You had very basic requests… they chose to ignore them for selfish reasons. You haven’t evicted them, they evicted themselves by acting like complete asses and taking advantage of you. They’ll be fine 🙂 Good Luck.

2. verybadcat - July 29, 2008

I’ve lived with family as an adult, and I would sooner shoot myself in the face than do it again.

Kick her out. Tell her that you really need your space and privacy, and that it isn’t fair to have her there when you’re going to impose your rules on her, but it is your house. She can go be sloppy and sneaky and loud elsewhere. Just because you love her doesn’t mean you have to suffer her.

Sisters, I think, need a lot of space and freedom from each other after they move out of the ‘rents house. You do so much competing and sharing and whatnot that no house can be big enough. Tell her you’re doing it to save the relationship, before you start hating each other or have some horribly damaging fight. Trust me on this.

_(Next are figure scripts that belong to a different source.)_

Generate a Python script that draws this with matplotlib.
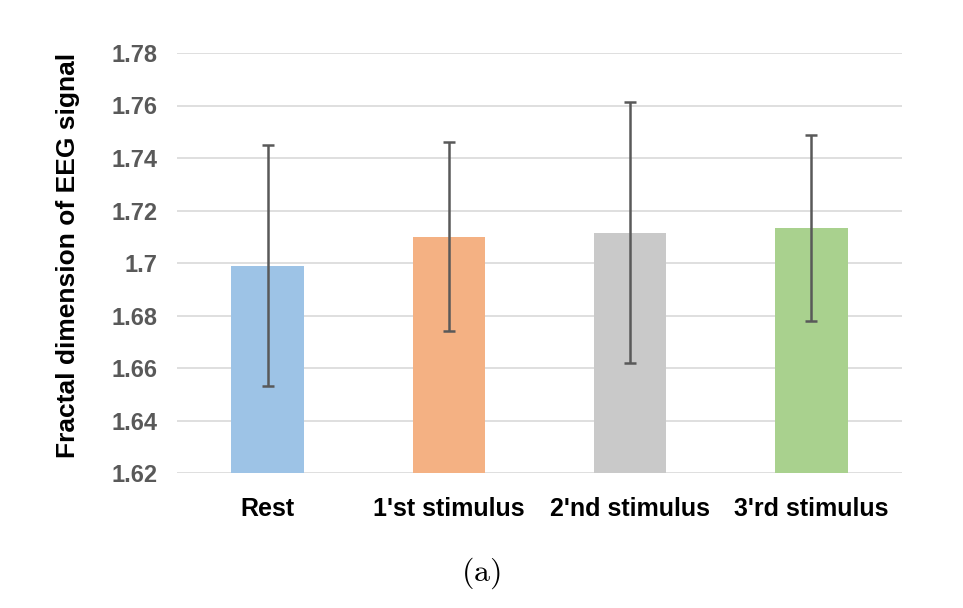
import matplotlib
matplotlib.use("Agg")
import matplotlib.pyplot as plt
from matplotlib.ticker import FuncFormatter

categories = ["Rest", "1'st stimulus", "2'nd stimulus", "3'rd stimulus"]
means = [1.699, 1.710, 1.7115, 1.7133]
errors = [0.046, 0.036, 0.0497, 0.0355]
colors = ["#9dc3e6", "#f4b183", "#c9c9c9", "#a9d18e"]
yticks = [1.62, 1.64, 1.66, 1.68, 1.70, 1.72, 1.74, 1.76, 1.78]

plt.rcParams['font.family'] = ['Liberation Sans', 'DejaVu Sans']
plt.rcParams['mathtext.fontset'] = 'cm'

fig = plt.figure(figsize=(9.63, 6.08), dpi=100)
ax = fig.add_axes([177/963, 1-473/608, (902-177)/963, (473-53)/608])

x = range(len(categories))
ax.bar(x, [m - 1.62 for m in means], bottom=1.62, width=0.4, color=colors, zorder=2)
ax.errorbar(x, means, yerr=errors, fmt='none', ecolor='#595959', elinewidth=1.8,
            capsize=4, capthick=1.8, zorder=3)

ax.set_xlim(-0.5, 3.5)
ax.set_ylim(1.62, 1.78)
ax.set_yticks(yticks)
ax.yaxis.set_major_formatter(FuncFormatter(lambda v, p: f"{v:.2f}".rstrip('0')))
ax.grid(axis='y', color='#d9d9d9', linewidth=1.2, zorder=0)
ax.set_axisbelow(True)
for s in ax.spines.values():
    s.set_visible(False)
ax.tick_params(axis='both', length=0)
ax.tick_params(axis='y', pad=14, labelcolor='#595959', labelsize=17)
ax.tick_params(axis='x', pad=17, labelcolor='black', labelsize=18)
for lbl in ax.get_yticklabels():
    lbl.set_fontweight('bold')
ax.set_xticks(list(x))
ax.set_xticklabels(categories, fontweight='bold')

fig.text(68/963, 1-255/608, "Fractal dimension of EEG signal", rotation=90,
         ha='center', va='center', fontsize=19, fontweight='bold')

fig.text(481/963, 1-573/608, r"$\mathrm{(a)}$", ha='center', va='center', fontsize=23)

fig.savefig("out.png", dpi=100)
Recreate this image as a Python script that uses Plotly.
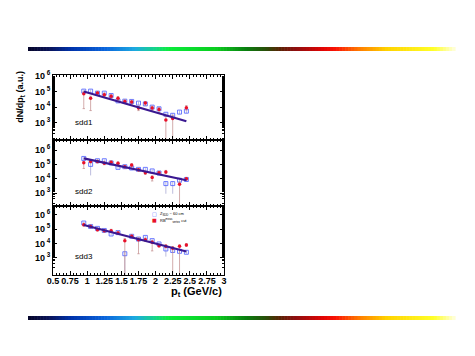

My family is Crazy, so I had to learn how to draw boundaries. It’s as easy as saying “this is what I can handle, and this is what I can’t”. No guilt. You’re an adult now. You get to decide what kind and how much involvement you have with your family. I won’t mitigate my parent’s arguments anymore. One day they started it up in front of me, and I told them that they needed to work it out, and asked them how they’d like to referee an argument between WH and I. I still have to remind them sometimes, but they get it. They just needed to be told. Four thousand times.

3. Stephanie - July 29, 2008

Wow, i don’t think you can. She clearly doesn’t care what you have to say, so the best thing would be for her to just move out asap.